══ Supplied information

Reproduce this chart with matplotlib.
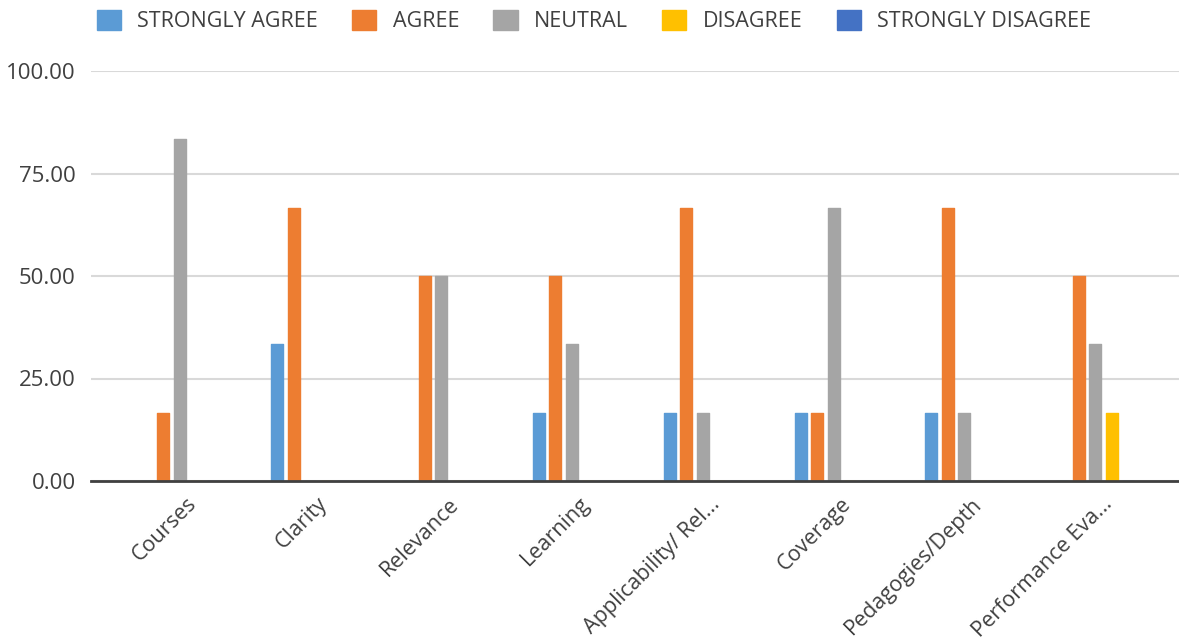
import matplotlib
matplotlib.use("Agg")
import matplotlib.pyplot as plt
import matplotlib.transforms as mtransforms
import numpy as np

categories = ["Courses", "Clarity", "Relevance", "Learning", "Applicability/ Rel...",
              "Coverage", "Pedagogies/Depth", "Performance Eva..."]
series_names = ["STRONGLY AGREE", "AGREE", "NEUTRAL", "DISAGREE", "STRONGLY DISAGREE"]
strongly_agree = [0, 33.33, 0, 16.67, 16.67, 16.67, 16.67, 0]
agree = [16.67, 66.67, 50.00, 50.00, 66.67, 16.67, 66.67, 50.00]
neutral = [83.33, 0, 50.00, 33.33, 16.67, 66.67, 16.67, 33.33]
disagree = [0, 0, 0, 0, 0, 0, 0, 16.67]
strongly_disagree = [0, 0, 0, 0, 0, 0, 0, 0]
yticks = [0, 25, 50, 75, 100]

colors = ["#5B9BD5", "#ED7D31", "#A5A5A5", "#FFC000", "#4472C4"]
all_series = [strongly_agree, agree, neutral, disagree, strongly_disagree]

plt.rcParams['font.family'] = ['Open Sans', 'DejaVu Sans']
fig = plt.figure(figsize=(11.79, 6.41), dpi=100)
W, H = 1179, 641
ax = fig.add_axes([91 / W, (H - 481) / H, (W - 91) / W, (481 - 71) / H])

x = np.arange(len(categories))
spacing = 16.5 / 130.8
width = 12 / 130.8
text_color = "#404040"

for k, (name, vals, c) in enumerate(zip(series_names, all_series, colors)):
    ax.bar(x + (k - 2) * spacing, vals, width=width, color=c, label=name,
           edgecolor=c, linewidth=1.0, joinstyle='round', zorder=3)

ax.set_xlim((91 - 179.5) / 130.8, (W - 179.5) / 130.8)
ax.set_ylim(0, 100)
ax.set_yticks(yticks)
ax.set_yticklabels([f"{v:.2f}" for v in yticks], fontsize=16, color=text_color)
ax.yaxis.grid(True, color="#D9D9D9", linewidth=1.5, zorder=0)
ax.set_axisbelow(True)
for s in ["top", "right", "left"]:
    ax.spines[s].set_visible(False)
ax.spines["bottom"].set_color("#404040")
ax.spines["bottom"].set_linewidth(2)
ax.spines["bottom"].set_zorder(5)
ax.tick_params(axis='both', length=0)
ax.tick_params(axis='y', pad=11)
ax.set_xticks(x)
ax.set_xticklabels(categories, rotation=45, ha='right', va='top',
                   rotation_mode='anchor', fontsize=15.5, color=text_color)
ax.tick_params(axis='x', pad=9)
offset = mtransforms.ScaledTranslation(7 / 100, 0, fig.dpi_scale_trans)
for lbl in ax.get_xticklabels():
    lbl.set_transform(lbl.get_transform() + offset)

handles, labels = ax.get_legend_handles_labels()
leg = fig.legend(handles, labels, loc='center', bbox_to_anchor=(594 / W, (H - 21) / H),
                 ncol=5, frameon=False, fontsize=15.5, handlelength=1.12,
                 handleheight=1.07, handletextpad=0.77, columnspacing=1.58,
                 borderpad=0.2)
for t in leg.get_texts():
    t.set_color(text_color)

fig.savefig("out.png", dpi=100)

════

**Exercise requirements**:
Repeat the listing in full and exactly. Do not include any images.

**Problem solution**:
Reproduce this chart with matplotlib.
import matplotlib
matplotlib.use("Agg")
import matplotlib.pyplot as plt
import matplotlib.transforms as mtransforms
import numpy as np

categories = ["Courses", "Clarity", "Relevance", "Learning", "Applicability/ Rel...",
              "Coverage", "Pedagogies/Depth", "Performance Eva..."]
series_names = ["STRONGLY AGREE", "AGREE", "NEUTRAL", "DISAGREE", "STRONGLY DISAGREE"]
strongly_agree = [0, 33.33, 0, 16.67, 16.67, 16.67, 16.67, 0]
agree = [16.67, 66.67, 50.00, 50.00, 66.67, 16.67, 66.67, 50.00]
neutral = [83.33, 0, 50.00, 33.33, 16.67, 66.67, 16.67, 33.33]
disagree = [0, 0, 0, 0, 0, 0, 0, 16.67]
strongly_disagree = [0, 0, 0, 0, 0, 0, 0, 0]
yticks = [0, 25, 50, 75, 100]

colors = ["#5B9BD5", "#ED7D31", "#A5A5A5", "#FFC000", "#4472C4"]
all_series = [strongly_agree, agree, neutral, disagree, strongly_disagree]

plt.rcParams['font.family'] = ['Open Sans', 'DejaVu Sans']
fig = plt.figure(figsize=(11.79, 6.41), dpi=100)
W, H = 1179, 641
ax = fig.add_axes([91 / W, (H - 481) / H, (W - 91) / W, (481 - 71) / H])

x = np.arange(len(categories))
spacing = 16.5 / 130.8
width = 12 / 130.8
text_color = "#404040"

for k, (name, vals, c) in enumerate(zip(series_names, all_series, colors)):
    ax.bar(x + (k - 2) * spacing, vals, width=width, color=c, label=name,
           edgecolor=c, linewidth=1.0, joinstyle='round', zorder=3)

ax.set_xlim((91 - 179.5) / 130.8, (W - 179.5) / 130.8)
ax.set_ylim(0, 100)
ax.set_yticks(yticks)
ax.set_yticklabels([f"{v:.2f}" for v in yticks], fontsize=16, color=text_color)
ax.yaxis.grid(True, color="#D9D9D9", linewidth=1.5, zorder=0)
ax.set_axisbelow(True)
for s in ["top", "right", "left"]:
    ax.spines[s].set_visible(False)
ax.spines["bottom"].set_color("#404040")
ax.spines["bottom"].set_linewidth(2)
ax.spines["bottom"].set_zorder(5)
ax.tick_params(axis='both', length=0)
ax.tick_params(axis='y', pad=11)
ax.set_xticks(x)
ax.set_xticklabels(categories, rotation=45, ha='right', va='top',
                   rotation_mode='anchor', fontsize=15.5, color=text_color)
ax.tick_params(axis='x', pad=9)
offset = mtransforms.ScaledTranslation(7 / 100, 0, fig.dpi_scale_trans)
for lbl in ax.get_xticklabels():
    lbl.set_transform(lbl.get_transform() + offset)

handles, labels = ax.get_legend_handles_labels()
leg = fig.legend(handles, labels, loc='center', bbox_to_anchor=(594 / W, (H - 21) / H),
                 ncol=5, frameon=False, fontsize=15.5, handlelength=1.12,
                 handleheight=1.07, handletextpad=0.77, columnspacing=1.58,
                 borderpad=0.2)
for t in leg.get_texts():
    t.set_color(text_color)

fig.savefig("out.png", dpi=100)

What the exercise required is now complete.